◆ SET PROBLEM: Leave out the pictures and repeat the data exactly.

━━━ STORED DATA ━━━

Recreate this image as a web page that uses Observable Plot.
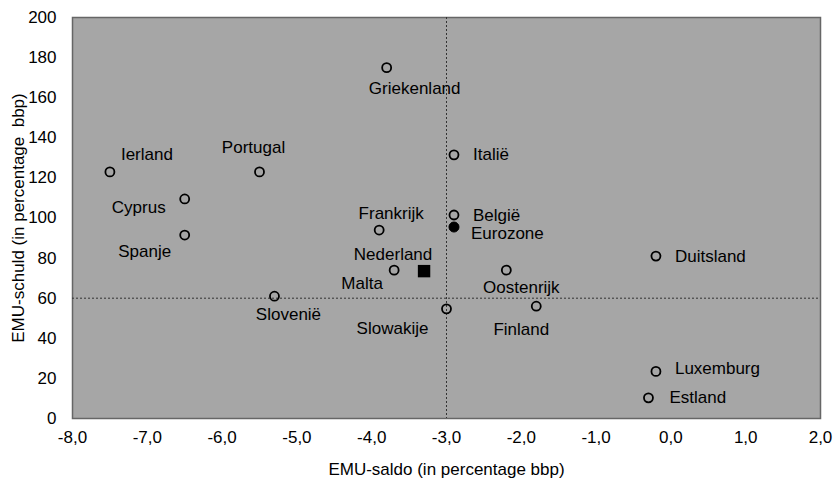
<!DOCTYPE html>
<html>
<head>
<meta charset="utf-8">
<script src="https://cdn.jsdelivr.net/npm/d3@7"></script>
<script src="https://cdn.jsdelivr.net/npm/@observablehq/plot@0.6"></script>
<style>
  html, body { margin: 0; padding: 0; background: #fff; }
  #chart svg { display: block; }
</style>
</head>
<body>
<div id="chart"></div>
<script>
const countries = ["Griekenland","Ierland","Portugal","Cyprus","Spanje","Frankrijk","Italië","België","Eurozone","Nederland","Malta","Oostenrijk","Slowakije","Finland","Slovenië","Duitsland","Luxemburg","Estland"];
const saldo  = [-3.8, -7.5, -5.5, -6.5, -6.5, -3.9, -2.9, -2.9, -2.9, -3.3, -3.7, -2.2, -3.0, -1.8, -5.3, -0.2, -0.2, -0.3];
const schuld = [175, 123, 123, 109.5, 91.5, 94, 131.5, 101.5, 95.5, 73.5, 74, 74, 54.7, 56, 61, 81, 23.5, 10.3];
const markerType = ["open","open","open","open","open","open","open","open","filled","square","open","open","open","open","open","open","open","open"];
const xTicks = [-8, -7, -6, -5, -4, -3, -2, -1, 0, 1, 2];
const yTicks = [0, 20, 40, 60, 80, 100, 120, 140, 160, 180, 200];
const refSaldo = [-3];
const refSchuld = [60];

// label layout (pixel offsets, not data)
const labelLayout = {
  "Griekenland": [28, 21, "middle"],
  "Ierland": [37, -17, "middle"],
  "Portugal": [-6, -24, "middle"],
  "Cyprus": [-46, 9, "middle"],
  "Spanje": [-40, 17, "middle"],
  "Frankrijk": [12, -16, "middle"],
  "Italië": [19, 0, "start"],
  "België": [19, 1, "start"],
  "Eurozone": [17, 7, "start"],
  "Nederland": [-31, -17, "middle"],
  "Malta": [-32, 13, "middle"],
  "Oostenrijk": [15, 17, "middle"],
  "Slowakije": [-54, 20, "middle"],
  "Finland": [-15, 23, "middle"],
  "Slovenië": [14, 18, "middle"],
  "Duitsland": [19, 0, "start"],
  "Luxemburg": [19, -3, "start"],
  "Estland": [21, 0, "start"]
};

const data = countries.map((name, i) => ({name, x: saldo[i], y: schuld[i], type: markerType[i]}));
const fmt = d => d.toFixed(1).replace(".", ",");

const labelMarks = countries.map(name => {
  const [dx, dy, anchor] = labelLayout[name];
  return Plot.text(data.filter(d => d.name === name), {
    x: "x", y: "y", text: "name", dx, dy, textAnchor: anchor,
    fill: "#000", fontSize: 17
  });
});

const chart = Plot.plot({
  width: 833,
  height: 482,
  marginLeft: 72,
  marginRight: 13,
  marginTop: 17,
  marginBottom: 64,
  style: {fontFamily: "'Liberation Sans', Arial, sans-serif", fontSize: "17px", color: "#000", background: "#fff"},
  x: {domain: [-8, 2], ticks: xTicks, tickFormat: fmt, tickSize: 0, tickPadding: 12,
      label: "EMU-saldo (in percentage bbp)", labelAnchor: "center", labelOffset: 56},
  y: {domain: [0, 200], ticks: yTicks, tickSize: 0, tickPadding: 16,
      label: "EMU-schuld (in percentage  bbp)", labelAnchor: "center", labelOffset: 61},
  marks: [
    Plot.frame({fill: "#a6a6a6", stroke: "#666", strokeWidth: 1.5}),
    Plot.ruleX(refSaldo, {stroke: "#333", strokeDasharray: "2,2", strokeWidth: 1}),
    Plot.ruleY(refSchuld, {stroke: "#333", strokeDasharray: "2,2", strokeWidth: 1}),
    Plot.dot(data.filter(d => d.type === "open"), {x: "x", y: "y", r: 4.5, stroke: "#000", strokeWidth: 1.8, fill: "none"}),
    Plot.dot(data.filter(d => d.type === "filled"), {x: "x", y: "y", r: 5, stroke: "#000", strokeWidth: 1, fill: "#000"}),
    Plot.dot(data.filter(d => d.type === "square"), {x: "x", y: "y", r: 7, symbol: "square", fill: "#000", stroke: "none"}),
    ...labelMarks
  ]
});
chart.querySelectorAll("text").forEach(t => {
  if (/[→↑←↓]/.test(t.textContent)) {
    t.textContent = t.textContent.replace(/\s*[→↑←↓]\s*/g, "").trim();
  }
});
document.getElementById("chart").appendChild(chart);
</script>
</body>
</html>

━━━

◆ ANSWER TO THE TASK:
Recreate this image as a web page that uses Observable Plot.
<!DOCTYPE html>
<html>
<head>
<meta charset="utf-8">
<script src="https://cdn.jsdelivr.net/npm/d3@7"></script>
<script src="https://cdn.jsdelivr.net/npm/@observablehq/plot@0.6"></script>
<style>
  html, body { margin: 0; padding: 0; background: #fff; }
  #chart svg { display: block; }
</style>
</head>
<body>
<div id="chart"></div>
<script>
const countries = ["Griekenland","Ierland","Portugal","Cyprus","Spanje","Frankrijk","Italië","België","Eurozone","Nederland","Malta","Oostenrijk","Slowakije","Finland","Slovenië","Duitsland","Luxemburg","Estland"];
const saldo  = [-3.8, -7.5, -5.5, -6.5, -6.5, -3.9, -2.9, -2.9, -2.9, -3.3, -3.7, -2.2, -3.0, -1.8, -5.3, -0.2, -0.2, -0.3];
const schuld = [175, 123, 123, 109.5, 91.5, 94, 131.5, 101.5, 95.5, 73.5, 74, 74, 54.7, 56, 61, 81, 23.5, 10.3];
const markerType = ["open","open","open","open","open","open","open","open","filled","square","open","open","open","open","open","open","open","open"];
const xTicks = [-8, -7, -6, -5, -4, -3, -2, -1, 0, 1, 2];
const yTicks = [0, 20, 40, 60, 80, 100, 120, 140, 160, 180, 200];
const refSaldo = [-3];
const refSchuld = [60];

// label layout (pixel offsets, not data)
const labelLayout = {
  "Griekenland": [28, 21, "middle"],
  "Ierland": [37, -17, "middle"],
  "Portugal": [-6, -24, "middle"],
  "Cyprus": [-46, 9, "middle"],
  "Spanje": [-40, 17, "middle"],
  "Frankrijk": [12, -16, "middle"],
  "Italië": [19, 0, "start"],
  "België": [19, 1, "start"],
  "Eurozone": [17, 7, "start"],
  "Nederland": [-31, -17, "middle"],
  "Malta": [-32, 13, "middle"],
  "Oostenrijk": [15, 17, "middle"],
  "Slowakije": [-54, 20, "middle"],
  "Finland": [-15, 23, "middle"],
  "Slovenië": [14, 18, "middle"],
  "Duitsland": [19, 0, "start"],
  "Luxemburg": [19, -3, "start"],
  "Estland": [21, 0, "start"]
};

const data = countries.map((name, i) => ({name, x: saldo[i], y: schuld[i], type: markerType[i]}));
const fmt = d => d.toFixed(1).replace(".", ",");

const labelMarks = countries.map(name => {
  const [dx, dy, anchor] = labelLayout[name];
  return Plot.text(data.filter(d => d.name === name), {
    x: "x", y: "y", text: "name", dx, dy, textAnchor: anchor,
    fill: "#000", fontSize: 17
  });
});

const chart = Plot.plot({
  width: 833,
  height: 482,
  marginLeft: 72,
  marginRight: 13,
  marginTop: 17,
  marginBottom: 64,
  style: {fontFamily: "'Liberation Sans', Arial, sans-serif", fontSize: "17px", color: "#000", background: "#fff"},
  x: {domain: [-8, 2], ticks: xTicks, tickFormat: fmt, tickSize: 0, tickPadding: 12,
      label: "EMU-saldo (in percentage bbp)", labelAnchor: "center", labelOffset: 56},
  y: {domain: [0, 200], ticks: yTicks, tickSize: 0, tickPadding: 16,
      label: "EMU-schuld (in percentage  bbp)", labelAnchor: "center", labelOffset: 61},
  marks: [
    Plot.frame({fill: "#a6a6a6", stroke: "#666", strokeWidth: 1.5}),
    Plot.ruleX(refSaldo, {stroke: "#333", strokeDasharray: "2,2", strokeWidth: 1}),
    Plot.ruleY(refSchuld, {stroke: "#333", strokeDasharray: "2,2", strokeWidth: 1}),
    Plot.dot(data.filter(d => d.type === "open"), {x: "x", y: "y", r: 4.5, stroke: "#000", strokeWidth: 1.8, fill: "none"}),
    Plot.dot(data.filter(d => d.type === "filled"), {x: "x", y: "y", r: 5, stroke: "#000", strokeWidth: 1, fill: "#000"}),
    Plot.dot(data.filter(d => d.type === "square"), {x: "x", y: "y", r: 7, symbol: "square", fill: "#000", stroke: "none"}),
    ...labelMarks
  ]
});
chart.querySelectorAll("text").forEach(t => {
  if (/[→↑←↓]/.test(t.textContent)) {
    t.textContent = t.textContent.replace(/\s*[→↑←↓]\s*/g, "").trim();
  }
});
document.getElementById("chart").appendChild(chart);
</script>
</body>
</html>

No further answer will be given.